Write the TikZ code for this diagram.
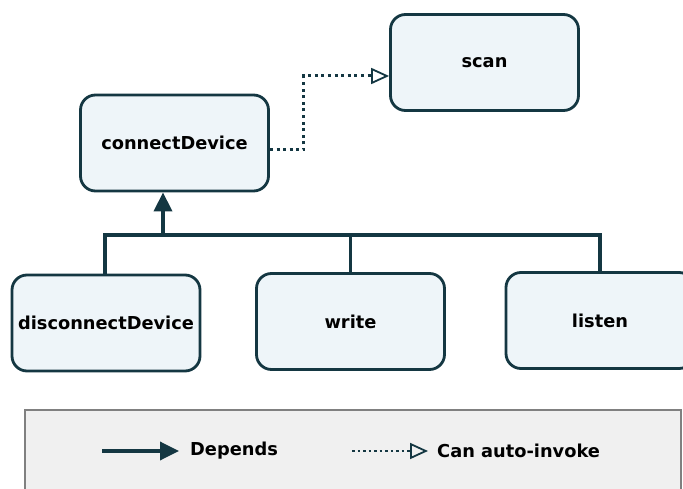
\documentclass[tikz,border=0pt]{standalone}
\usepackage{fontspec}
\setmainfont{DejaVu Sans}
\usepackage{tikz}
\usetikzlibrary{arrows.meta,positioning,calc}

\definecolor{boxline}{RGB}{20,55,66}
\definecolor{boxfill}{RGB}{238,245,249}
\definecolor{legfill}{RGB}{240,240,240}
\definecolor{legline}{RGB}{128,128,128}

\begin{document}
\begin{tikzpicture}[x=1pt, y=-1pt,
    fnbox/.style={draw=boxline, fill=boxfill, line width=2.8pt, rounded corners=15pt,
        minimum width=188pt, minimum height=96pt, font=\fontsize{17.8}{20}\selectfont\bfseries},
    depline/.style={draw=boxline, line width=3.5pt},
    autoinv/.style={draw=boxline, line width=3pt, dash pattern=on 3pt off 3.6pt,
        -{Triangle[open, length=18pt, width=16pt, line width=1.8pt]}},
    legtext/.style={font=\fontsize{17.8}{20}\selectfont\bfseries, anchor=west, inner sep=0pt}]
    \useasboundingbox (0,0) rectangle (683,489);

    % Functions
    \node[fnbox] (scan) at (484.5,62.5) {scan};
    \node[fnbox] (connect) at (174.5,143) {connectDevice};
    \node[fnbox] (disc) at (106,323) {disconnectDevice};
    \node[fnbox] (write) at (350.5,321.5) {write};
    \node[fnbox] (listen) at (600,320.5) {listen};

    % Depends tree
    \coordinate (bus) at (163,235);
    \draw[depline] ([xshift=-1pt]disc.north) |- (bus) -| (listen.north);
    \draw[depline] (write.north) -- (write.north |- bus);
    \draw[depline, -{Triangle[length=19pt, width=18pt]}] (bus) -- (connect.south -| bus);

    % Can auto-invoke
    \draw[autoinv] ([yshift=-7pt]connect.east) -- ++(34,0) |- ([yshift=-13.5pt]scan.west);

    % Legend
    \draw[draw=legline, fill=legfill, line width=2.5pt] (25,410) rectangle (681,500);
    \coordinate (depA) at (102,451);
    \node[legtext] (depT) at (190,451) {Depends};
    \draw[depline, -{Triangle[length=19pt, width=18pt]}] (depA) -- ([xshift=-11pt]depT.west);
    \coordinate (invA) at (352,451);
    \node[legtext] (invT) at (437,451) {Can auto-invoke};
    \draw[autoinv, line width=2.5pt, dash pattern=on 2.5pt off 3pt] (invA) -- ([xshift=-9pt]invT.west);
\end{tikzpicture}
\end{document}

• What is being asked:
All the lines above are to be reproduced exactly, except the pictures.

• Result:
Write the TikZ code for this diagram.
\documentclass[tikz,border=0pt]{standalone}
\usepackage{fontspec}
\setmainfont{DejaVu Sans}
\usepackage{tikz}
\usetikzlibrary{arrows.meta,positioning,calc}

\definecolor{boxline}{RGB}{20,55,66}
\definecolor{boxfill}{RGB}{238,245,249}
\definecolor{legfill}{RGB}{240,240,240}
\definecolor{legline}{RGB}{128,128,128}

\begin{document}
\begin{tikzpicture}[x=1pt, y=-1pt,
    fnbox/.style={draw=boxline, fill=boxfill, line width=2.8pt, rounded corners=15pt,
        minimum width=188pt, minimum height=96pt, font=\fontsize{17.8}{20}\selectfont\bfseries},
    depline/.style={draw=boxline, line width=3.5pt},
    autoinv/.style={draw=boxline, line width=3pt, dash pattern=on 3pt off 3.6pt,
        -{Triangle[open, length=18pt, width=16pt, line width=1.8pt]}},
    legtext/.style={font=\fontsize{17.8}{20}\selectfont\bfseries, anchor=west, inner sep=0pt}]
    \useasboundingbox (0,0) rectangle (683,489);

    % Functions
    \node[fnbox] (scan) at (484.5,62.5) {scan};
    \node[fnbox] (connect) at (174.5,143) {connectDevice};
    \node[fnbox] (disc) at (106,323) {disconnectDevice};
    \node[fnbox] (write) at (350.5,321.5) {write};
    \node[fnbox] (listen) at (600,320.5) {listen};

    % Depends tree
    \coordinate (bus) at (163,235);
    \draw[depline] ([xshift=-1pt]disc.north) |- (bus) -| (listen.north);
    \draw[depline] (write.north) -- (write.north |- bus);
    \draw[depline, -{Triangle[length=19pt, width=18pt]}] (bus) -- (connect.south -| bus);

    % Can auto-invoke
    \draw[autoinv] ([yshift=-7pt]connect.east) -- ++(34,0) |- ([yshift=-13.5pt]scan.west);

    % Legend
    \draw[draw=legline, fill=legfill, line width=2.5pt] (25,410) rectangle (681,500);
    \coordinate (depA) at (102,451);
    \node[legtext] (depT) at (190,451) {Depends};
    \draw[depline, -{Triangle[length=19pt, width=18pt]}] (depA) -- ([xshift=-11pt]depT.west);
    \coordinate (invA) at (352,451);
    \node[legtext] (invT) at (437,451) {Can auto-invoke};
    \draw[autoinv, line width=2.5pt, dash pattern=on 2.5pt off 3pt] (invA) -- ([xshift=-9pt]invT.west);
\end{tikzpicture}
\end{document}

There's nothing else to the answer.